*Set exercise*:
Collect each line holding the string "this".

A block of data
──────────────────────────────
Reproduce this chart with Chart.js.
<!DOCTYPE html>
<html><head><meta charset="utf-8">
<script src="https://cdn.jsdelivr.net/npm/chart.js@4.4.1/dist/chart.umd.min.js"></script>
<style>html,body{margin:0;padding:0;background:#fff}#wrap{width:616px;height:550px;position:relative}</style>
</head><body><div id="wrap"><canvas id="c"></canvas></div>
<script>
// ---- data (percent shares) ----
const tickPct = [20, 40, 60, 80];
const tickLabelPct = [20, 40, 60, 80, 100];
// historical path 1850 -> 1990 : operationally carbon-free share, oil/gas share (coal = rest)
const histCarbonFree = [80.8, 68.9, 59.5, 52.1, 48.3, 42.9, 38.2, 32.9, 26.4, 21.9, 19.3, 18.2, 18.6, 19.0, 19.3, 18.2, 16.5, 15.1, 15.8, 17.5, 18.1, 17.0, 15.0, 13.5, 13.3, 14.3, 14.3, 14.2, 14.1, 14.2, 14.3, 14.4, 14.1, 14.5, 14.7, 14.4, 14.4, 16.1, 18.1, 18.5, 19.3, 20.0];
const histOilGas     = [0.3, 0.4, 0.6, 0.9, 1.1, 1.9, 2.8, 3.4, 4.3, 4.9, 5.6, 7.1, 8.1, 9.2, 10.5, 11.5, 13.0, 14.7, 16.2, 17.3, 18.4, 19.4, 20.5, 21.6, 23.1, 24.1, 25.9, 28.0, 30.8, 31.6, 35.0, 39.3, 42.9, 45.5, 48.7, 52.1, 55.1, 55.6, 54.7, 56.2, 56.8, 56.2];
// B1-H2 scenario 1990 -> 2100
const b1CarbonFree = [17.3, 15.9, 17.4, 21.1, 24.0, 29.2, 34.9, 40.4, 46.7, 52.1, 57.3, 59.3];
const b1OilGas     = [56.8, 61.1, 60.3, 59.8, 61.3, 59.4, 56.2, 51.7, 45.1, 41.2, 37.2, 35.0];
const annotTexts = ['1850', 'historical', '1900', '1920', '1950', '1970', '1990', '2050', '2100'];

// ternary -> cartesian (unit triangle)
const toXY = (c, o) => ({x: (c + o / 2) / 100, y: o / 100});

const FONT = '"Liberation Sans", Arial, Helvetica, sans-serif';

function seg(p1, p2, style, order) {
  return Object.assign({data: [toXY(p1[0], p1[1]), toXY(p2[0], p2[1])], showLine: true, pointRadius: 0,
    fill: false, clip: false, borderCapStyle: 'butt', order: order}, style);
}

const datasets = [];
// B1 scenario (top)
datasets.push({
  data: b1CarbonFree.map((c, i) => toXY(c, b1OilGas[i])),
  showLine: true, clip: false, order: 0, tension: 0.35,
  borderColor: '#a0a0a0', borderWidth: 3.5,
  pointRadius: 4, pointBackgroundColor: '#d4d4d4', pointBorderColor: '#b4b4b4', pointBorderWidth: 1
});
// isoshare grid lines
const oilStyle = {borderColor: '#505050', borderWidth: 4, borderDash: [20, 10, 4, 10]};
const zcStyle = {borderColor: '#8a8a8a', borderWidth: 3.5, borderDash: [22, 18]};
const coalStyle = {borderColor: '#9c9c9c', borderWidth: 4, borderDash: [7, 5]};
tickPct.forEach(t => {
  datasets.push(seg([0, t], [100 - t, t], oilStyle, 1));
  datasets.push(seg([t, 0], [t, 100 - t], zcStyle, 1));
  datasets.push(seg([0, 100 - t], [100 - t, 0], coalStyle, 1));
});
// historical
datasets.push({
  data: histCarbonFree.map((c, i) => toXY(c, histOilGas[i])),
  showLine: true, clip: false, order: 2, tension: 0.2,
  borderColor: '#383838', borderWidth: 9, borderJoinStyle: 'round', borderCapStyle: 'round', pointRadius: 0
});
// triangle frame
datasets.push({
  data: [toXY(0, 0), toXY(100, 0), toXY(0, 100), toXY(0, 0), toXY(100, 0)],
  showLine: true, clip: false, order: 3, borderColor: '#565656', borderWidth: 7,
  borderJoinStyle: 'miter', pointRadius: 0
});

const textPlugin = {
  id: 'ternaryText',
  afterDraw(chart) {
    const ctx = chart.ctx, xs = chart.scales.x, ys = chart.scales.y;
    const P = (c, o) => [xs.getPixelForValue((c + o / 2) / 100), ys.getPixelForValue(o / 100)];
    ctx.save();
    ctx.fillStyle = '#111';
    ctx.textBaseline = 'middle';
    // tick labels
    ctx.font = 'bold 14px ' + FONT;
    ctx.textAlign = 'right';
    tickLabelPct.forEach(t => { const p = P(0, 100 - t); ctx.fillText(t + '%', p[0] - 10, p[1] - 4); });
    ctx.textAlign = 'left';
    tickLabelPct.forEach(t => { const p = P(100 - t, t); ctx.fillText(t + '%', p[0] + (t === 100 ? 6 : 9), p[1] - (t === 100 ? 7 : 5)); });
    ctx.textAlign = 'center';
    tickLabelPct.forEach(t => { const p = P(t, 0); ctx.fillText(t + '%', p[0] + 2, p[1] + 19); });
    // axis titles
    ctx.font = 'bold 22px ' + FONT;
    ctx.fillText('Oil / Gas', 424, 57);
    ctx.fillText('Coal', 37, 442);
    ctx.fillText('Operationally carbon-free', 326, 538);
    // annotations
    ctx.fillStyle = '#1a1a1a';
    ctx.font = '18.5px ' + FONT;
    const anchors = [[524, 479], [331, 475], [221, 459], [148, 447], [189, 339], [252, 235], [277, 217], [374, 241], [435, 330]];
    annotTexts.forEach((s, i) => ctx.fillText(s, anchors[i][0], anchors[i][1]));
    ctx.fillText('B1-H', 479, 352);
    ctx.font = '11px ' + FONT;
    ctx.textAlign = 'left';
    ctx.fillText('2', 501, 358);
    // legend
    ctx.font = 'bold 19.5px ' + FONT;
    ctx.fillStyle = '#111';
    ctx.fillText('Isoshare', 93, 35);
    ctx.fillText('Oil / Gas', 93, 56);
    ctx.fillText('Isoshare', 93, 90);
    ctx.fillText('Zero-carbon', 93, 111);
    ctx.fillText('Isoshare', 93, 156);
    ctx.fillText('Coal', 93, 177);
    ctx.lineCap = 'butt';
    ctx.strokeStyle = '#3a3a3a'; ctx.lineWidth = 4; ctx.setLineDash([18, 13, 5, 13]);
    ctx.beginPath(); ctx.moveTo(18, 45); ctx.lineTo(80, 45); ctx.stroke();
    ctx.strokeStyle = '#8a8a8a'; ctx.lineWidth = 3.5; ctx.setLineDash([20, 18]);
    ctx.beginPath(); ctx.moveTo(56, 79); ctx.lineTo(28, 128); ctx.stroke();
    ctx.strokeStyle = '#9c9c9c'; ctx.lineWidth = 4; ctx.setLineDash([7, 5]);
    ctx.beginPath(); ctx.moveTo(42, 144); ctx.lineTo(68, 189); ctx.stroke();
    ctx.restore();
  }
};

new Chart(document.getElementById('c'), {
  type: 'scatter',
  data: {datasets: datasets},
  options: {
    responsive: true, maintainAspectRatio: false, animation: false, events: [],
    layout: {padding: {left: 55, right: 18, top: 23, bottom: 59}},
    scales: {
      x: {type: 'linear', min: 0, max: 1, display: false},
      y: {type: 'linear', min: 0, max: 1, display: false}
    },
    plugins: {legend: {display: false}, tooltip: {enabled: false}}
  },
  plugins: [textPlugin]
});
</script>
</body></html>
──────────────────────────────
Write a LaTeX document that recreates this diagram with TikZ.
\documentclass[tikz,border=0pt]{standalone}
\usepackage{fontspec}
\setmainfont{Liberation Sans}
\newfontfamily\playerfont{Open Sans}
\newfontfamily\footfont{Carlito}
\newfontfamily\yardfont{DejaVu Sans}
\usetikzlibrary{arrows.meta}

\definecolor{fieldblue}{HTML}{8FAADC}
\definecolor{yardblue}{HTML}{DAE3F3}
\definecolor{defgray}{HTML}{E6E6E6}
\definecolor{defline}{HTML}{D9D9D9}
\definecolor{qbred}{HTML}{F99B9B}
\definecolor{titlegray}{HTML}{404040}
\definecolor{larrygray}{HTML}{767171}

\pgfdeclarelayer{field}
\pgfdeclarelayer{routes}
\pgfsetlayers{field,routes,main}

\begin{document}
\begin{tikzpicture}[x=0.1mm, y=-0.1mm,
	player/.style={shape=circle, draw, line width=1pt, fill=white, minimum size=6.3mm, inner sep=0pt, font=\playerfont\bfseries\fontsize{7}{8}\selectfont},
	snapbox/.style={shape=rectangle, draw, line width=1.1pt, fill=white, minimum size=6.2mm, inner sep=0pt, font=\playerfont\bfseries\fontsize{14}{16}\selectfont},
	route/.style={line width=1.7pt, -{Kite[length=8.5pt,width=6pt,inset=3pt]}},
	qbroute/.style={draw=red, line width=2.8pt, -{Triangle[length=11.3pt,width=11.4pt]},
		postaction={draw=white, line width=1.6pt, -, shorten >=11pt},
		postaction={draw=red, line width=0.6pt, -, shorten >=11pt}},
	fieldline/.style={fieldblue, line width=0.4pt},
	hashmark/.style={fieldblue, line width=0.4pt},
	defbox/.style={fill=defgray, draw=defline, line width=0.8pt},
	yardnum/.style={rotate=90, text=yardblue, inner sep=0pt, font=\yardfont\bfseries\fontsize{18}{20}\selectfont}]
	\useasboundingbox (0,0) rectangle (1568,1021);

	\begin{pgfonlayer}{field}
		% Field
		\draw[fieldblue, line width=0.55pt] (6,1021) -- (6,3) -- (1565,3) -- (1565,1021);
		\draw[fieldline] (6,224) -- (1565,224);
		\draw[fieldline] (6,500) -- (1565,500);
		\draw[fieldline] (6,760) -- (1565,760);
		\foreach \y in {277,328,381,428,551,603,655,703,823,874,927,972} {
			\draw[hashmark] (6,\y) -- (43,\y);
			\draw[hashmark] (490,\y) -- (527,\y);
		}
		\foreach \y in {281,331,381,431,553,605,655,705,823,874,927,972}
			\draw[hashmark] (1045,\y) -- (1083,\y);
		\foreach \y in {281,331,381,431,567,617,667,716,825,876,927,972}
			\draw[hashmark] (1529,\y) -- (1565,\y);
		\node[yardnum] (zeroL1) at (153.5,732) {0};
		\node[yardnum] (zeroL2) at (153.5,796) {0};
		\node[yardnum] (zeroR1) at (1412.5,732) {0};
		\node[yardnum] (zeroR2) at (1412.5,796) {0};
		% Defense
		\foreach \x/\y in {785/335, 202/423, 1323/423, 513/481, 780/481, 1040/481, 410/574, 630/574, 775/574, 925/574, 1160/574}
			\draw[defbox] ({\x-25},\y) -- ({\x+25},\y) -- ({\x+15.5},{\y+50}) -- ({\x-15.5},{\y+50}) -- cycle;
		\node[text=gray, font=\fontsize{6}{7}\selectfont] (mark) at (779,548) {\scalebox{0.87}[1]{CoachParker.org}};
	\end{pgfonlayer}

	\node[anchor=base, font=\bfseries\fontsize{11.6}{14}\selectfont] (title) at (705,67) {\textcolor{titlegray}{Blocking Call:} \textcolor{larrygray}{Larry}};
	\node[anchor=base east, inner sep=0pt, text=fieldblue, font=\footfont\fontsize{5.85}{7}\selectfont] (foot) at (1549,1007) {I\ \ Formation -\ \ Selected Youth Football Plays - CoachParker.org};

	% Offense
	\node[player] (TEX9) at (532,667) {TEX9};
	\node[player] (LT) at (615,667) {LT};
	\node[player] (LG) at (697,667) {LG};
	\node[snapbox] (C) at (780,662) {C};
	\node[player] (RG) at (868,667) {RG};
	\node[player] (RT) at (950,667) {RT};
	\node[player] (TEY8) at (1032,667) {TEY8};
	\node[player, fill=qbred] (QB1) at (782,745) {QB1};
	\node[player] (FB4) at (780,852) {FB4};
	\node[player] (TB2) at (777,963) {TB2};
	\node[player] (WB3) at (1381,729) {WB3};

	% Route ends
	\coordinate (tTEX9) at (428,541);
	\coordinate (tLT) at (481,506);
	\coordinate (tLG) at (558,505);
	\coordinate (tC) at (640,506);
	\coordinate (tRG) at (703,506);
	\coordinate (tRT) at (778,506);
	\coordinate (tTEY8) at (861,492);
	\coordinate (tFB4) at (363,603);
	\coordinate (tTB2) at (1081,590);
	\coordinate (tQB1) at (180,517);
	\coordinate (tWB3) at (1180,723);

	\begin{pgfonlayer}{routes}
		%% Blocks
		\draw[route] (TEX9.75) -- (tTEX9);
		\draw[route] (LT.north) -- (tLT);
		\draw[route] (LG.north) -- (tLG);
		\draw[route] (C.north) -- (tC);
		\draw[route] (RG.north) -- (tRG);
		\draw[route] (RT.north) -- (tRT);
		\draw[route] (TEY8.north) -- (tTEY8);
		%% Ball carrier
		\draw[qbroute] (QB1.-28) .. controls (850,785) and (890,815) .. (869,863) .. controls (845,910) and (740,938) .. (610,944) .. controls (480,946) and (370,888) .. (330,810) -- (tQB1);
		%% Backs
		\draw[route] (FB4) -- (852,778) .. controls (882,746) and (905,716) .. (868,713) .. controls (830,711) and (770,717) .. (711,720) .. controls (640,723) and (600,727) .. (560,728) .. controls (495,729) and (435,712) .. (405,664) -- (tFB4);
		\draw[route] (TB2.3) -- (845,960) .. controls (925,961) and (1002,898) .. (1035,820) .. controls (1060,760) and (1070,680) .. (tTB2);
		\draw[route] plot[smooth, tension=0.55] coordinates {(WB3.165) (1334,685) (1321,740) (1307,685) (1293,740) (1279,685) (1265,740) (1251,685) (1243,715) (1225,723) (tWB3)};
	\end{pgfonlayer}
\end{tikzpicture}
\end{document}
──────────────────────────────
*Written solution*:
Reproduce this chart with Chart.js.
Write a LaTeX document that recreates this diagram with TikZ.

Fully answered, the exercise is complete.